Днём второго января младенец весивший в два раза меньше, чем при рождении и его безутешная мамаша в грузовичке отправились в Нелькобу, что расположена в нижнем течении речушки Бутугычаг.
Здесь они и провели пять месяцев.
6-го марта малыш впервые стал сосать грудь матери и быстро пошёл на поправку.
И тогда главврач обратился к контролирующей инстанции:
- А где же свидетельство о рождении?
- Сейчас оформим – бодро отозвался Спецотдел Теньлага.
И буквально за неделю таки оформил!
23 его марта 1953-го года в книге записей актов о рождении появилась запись за номером 198 о том, что 16-го декабря 1952 года в п. (вместо ОЛП – отдельный лагерный пункт) Агробаза Средне-Канского района Хабаровского края...
Эх! Не знал!
Не знал Ерофей Павлович, как миллионы  раз повторят его славную фамилию в России!
Отсидел четыре года человек за «расширение» и «присоединение» и так и умер где-то в окрестностях притока Амура – реки с таким романтическим именем – Урка!
Кстати: оттуда и начинал!
Что же значилось у гадёныша актовой записи о рождении?
Что он – Федотов Алексей, безотцовщина, но с отч. "Алексеевич", рождён заключённой Федотовой Михайлой Дмитриевной, о чём спецотдел Теньлага на основании справки больницы ОЛП Агробаза и сообщил, куда следует!
Правда - не когда следует!
Надо отдать должное чиновникам 1953 года – и первый экземпляр записи акта о рождении, и второй были заполнены, как положено.
И размещены на хранение как следует.
Одна в Магадане и одна в Усть-Омчуге.
Матери  было выдано на руки Свидетельство о рождении установленного образца.
И новый гражданин Страны Советов получил полноформатное юридическое оформление.
Отсутствие отца при его реальном наличии воспринималось на фоне массовой военной безотцовщины вполне нормальным, почти ничего не значащим, эпизодом.
Более того – отсутствие папы давало право на получение пособия на дитятю в будущем.
Через четыре дня после свершения записи о рождении был издан Указ, приписанный молвою Лаврентию Павловичу Берии, но подписанный Климентом Ефремовичем Ворошиловым об амнистии – повлекший быстрое освобождение одного миллиона двухсот тысяч узников Гулага.

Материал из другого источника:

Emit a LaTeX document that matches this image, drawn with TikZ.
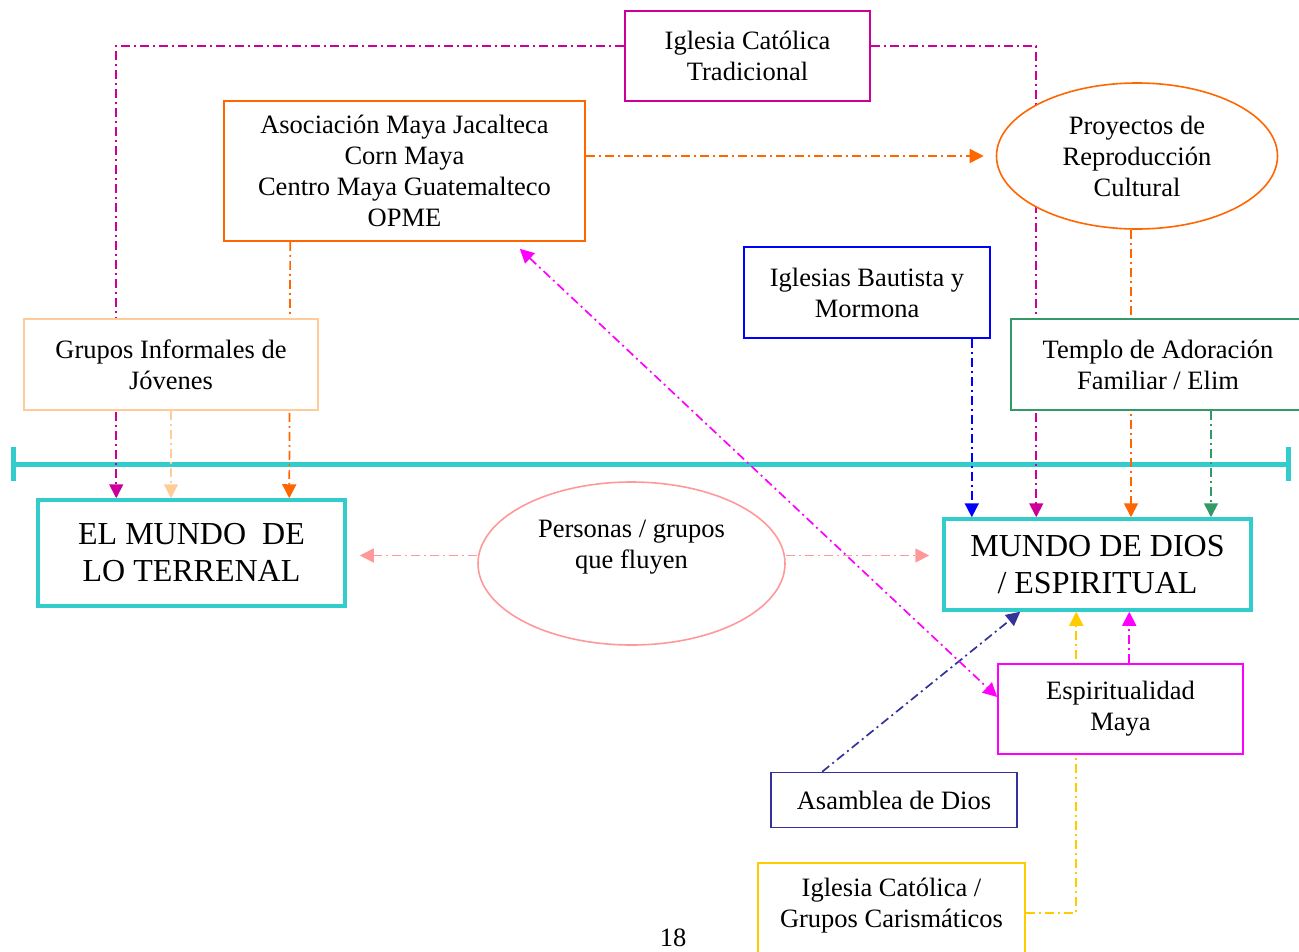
\documentclass[tikz,border=0pt]{standalone}
\usepackage{fontspec}
\setmainfont{Liberation Serif}
\usetikzlibrary{arrows.meta}
\usetikzlibrary{shapes.geometric, calc}
\usetikzlibrary{backgrounds}

\definecolor{turq}{HTML}{33CCCC}
\definecolor{tradmag}{HTML}{CC0099}
\definecolor{orng}{HTML}{FF6600}
\definecolor{peach}{HTML}{FFCC99}
\definecolor{azul}{HTML}{0000FF}
\definecolor{verde}{HTML}{339966}
\definecolor{rosa}{HTML}{FF9999}
\definecolor{magen}{HTML}{FF00FF}
\definecolor{marino}{HTML}{333399}
\definecolor{amar}{HTML}{FFCC00}

\begin{document}
\begin{tikzpicture}[x=1pt, y=-1pt,
  box/.style={draw, fill=white, line width=1.6pt, inner sep=0pt, align=center, font=\fontsize{26.5}{31}\selectfont},
  world/.style={box, draw=turq, line width=3.5pt, font=\fontsize{32}{37}\selectfont},
  txt/.style={align=center, inner sep=0pt, font=\fontsize{26.5}{31}\selectfont},
  flow/.style={line width=1.7pt, dash pattern=on 9pt off 4pt on 2pt off 4pt, -{Triangle[length=14pt,width=14pt]}},
  flowboth/.style={flow, {Triangle[length=14pt,width=14pt]}-{Triangle[length=14pt,width=14pt]}}]
\useasboundingbox (0,0) rectangle (1299,951);

%draw boxes
\node[box, draw=tradmag, minimum width=245, minimum height=90] (catTrad) at (747.5,56) {Iglesia Católica\\Tradicional};
\node[box, draw=orng, minimum width=361, minimum height=140] (asoc) at (404.5,171) {Asociación Maya Jacalteca\\Corn Maya\\Centro Maya Guatemalteco\\OPME};
\node[box, ellipse, draw=orng, minimum width=281, minimum height=146] (proy) at (1137,156) {Proyectos de\\Reproducción\\Cultural};
\node[box, draw=azul, minimum width=246, minimum height=91] (baut) at (867,292.5) {Iglesias Bautista y\\Mormona};
\node[box, draw=peach, minimum width=294, minimum height=91] (grupos) at (171,364.5) {Grupos Informales de\\Jóvenes};
\node[box, draw=verde, minimum width=294, minimum height=91] (templo) at (1158,364.5) {Templo de Adoración\\Familiar / Elim};

%draw the two worlds
\node[world, minimum width=307, minimum height=106] (terrenal) at (191.5,553) {EL MUNDO~~DE\\LO TERRENAL};
\node[world, minimum width=307, minimum height=91] (dios) at (1097.5,564.5) {MUNDO DE DIOS\\/ ESPIRITUAL};

%draw people in between
\node[box, ellipse, draw=rosa, minimum width=307, minimum height=163] (personas) at (631.5,563.5) {};
\node[txt] (personasTxt) at (631.5,547) {Personas / grupos\\que fluyen};

\node[box, draw=magen, minimum width=245, minimum height=90] (espir) at (1120.5,709) {Espiritualidad\\Maya};
\node[box, draw=marino, minimum width=246, minimum height=55] (asamb) at (894,800) {Asamblea de Dios};
\node[box, draw=amar, minimum width=267, minimum height=100, text depth=20pt] (caris) at (891.5,913) {Iglesia Católica /\\Grupos Carismáticos};
\node[txt] (pagina) at (673,938) {18};

%named ends
\coordinate (lineaIzq) at (11,464);
\coordinate (lineaDer) at (1291,464);
\coordinate (tradIzq) at ([yshift=10pt]catTrad.west);
\coordinate (tradDer) at ([yshift=10pt]catTrad.east);
\coordinate (asocPie) at ([xshift=67pt]asoc.south west);
\coordinate (asocEsq) at ([xshift=-66pt,yshift=-7pt]asoc.south east);
\coordinate (bautPie) at ([xshift=-19pt]baut.south east);
\coordinate (proyPie) at ([xshift=-6pt]proy.south);
\coordinate (temploPie) at ([xshift=53pt]templo.south);
\coordinate (terrIzq) at ([xshift=80pt]terrenal.north west);
\coordinate (terrDer) at ([xshift=253pt]terrenal.north west);
\coordinate (diosTrad) at ([xshift=94pt]dios.north west);
\coordinate (diosAmar) at ([xshift=134pt]dios.south west);
\coordinate (diosMag) at ([xshift=187pt]dios.south west);
\coordinate (diosMar) at ([xshift=78pt]dios.south west);
\coordinate (asambTop) at ([xshift=52pt]asamb.north west);
\coordinate (espirIzq) at ([yshift=12pt]espir.west);
\coordinate (persIzq) at ([yshift=8pt]personas.west);
\coordinate (persDer) at ([yshift=8pt]personas.east);
\coordinate (proyIzq) at ([xshift=-12pt]proy.west);

\begin{scope}[on background layer]
%draw divider
\draw[turq, line width=5pt, {Bar[width=34pt]}-{Bar[width=34pt]}] (lineaIzq) to (lineaDer);

%draw flows to the worlds
\draw[flow, tradmag] (tradIzq) -| (terrIzq);
\draw[flow, tradmag] (tradDer) -| (diosTrad);
\draw[flow, orng] (asocPie) to (terrDer);
\draw[flow, peach] (grupos.south) to (grupos.south |- terrenal.north);
\draw[flow, orng] (asoc.east |- proy.west) to (proyIzq);
\draw[flow, azul] (bautPie) to (bautPie |- dios.north);
\draw[flow, orng] (proyPie) to (proyPie |- dios.north);
\draw[flow, verde] (temploPie) to (temploPie |- dios.north);
\draw[flow, amar] (caris.east) -| (diosAmar);
\draw[flow, magen] (diosMag |- espir.north) to (diosMag);
\draw[flow, marino] (asambTop) to (diosMar);
\draw[flowboth, magen] (asocEsq) to (espirIzq);
\draw[flow, rosa] (persIzq) to ([xshift=13pt]persIzq -| terrenal.east);
\draw[flow, rosa] (persDer) to ([xshift=-13pt]persDer -| dios.west);
\end{scope}
\end{tikzpicture}
\end{document}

Одна шестисот тысячная часть освобожденных была представлена Федотовой Михайлой Дмитриевной и её сынишкой Федотовым Алексеем Алексеевичем.
15-го мая 1953-его года мать получила Справку об освобождении на руки и на ледоколе «Ленин» (не атомном!) они отбыли в окрестности Транссибирской магистрали, откуда на второй полке плацкартного вагона за восемь суток добрались с дембелями Тихоокеанского флота в город Свердловск.
Так для них началось холодное лето 1953-его года.
А через год Михайла Дмитриевна Федотова наконец вернулась в своё дотюремное имя и отчество, вернув заодно и фамилию, и 29-го июля 1954 года Ленинский райисполком принял историческое Решение: "продолжать выплачивать ей пособие" на вновь переименованного сына.
По поводу возвращения матери родных фамилии, имени и отчества был произведён акт переоформления документов и на сына.
Из Федотова Алексея Алексеевича он превратился в Ратушного Алексея Алексеевича.
О чём сам полуторагодовалый малец не имел ни малейшего представления.
Но те, кому это было положено, оперативно переписали в самом Свердловске Свидетельство о рождении, сообщив в нём, что согласно исправленной актовой записи №198 от 23 марта 1953 года 16-го декабря 1952 года в п.Агробаза Средне-К(неразборчиво) района Хабаровского края родился Ратушный Алексей Алексеевич от матери Ратушной Ларисы Порфирьевны.
Между тем в Свердловском загсе самой Актовой записи (подлинной!) в глаза не видели ибо ничего подобного туда вписано не было!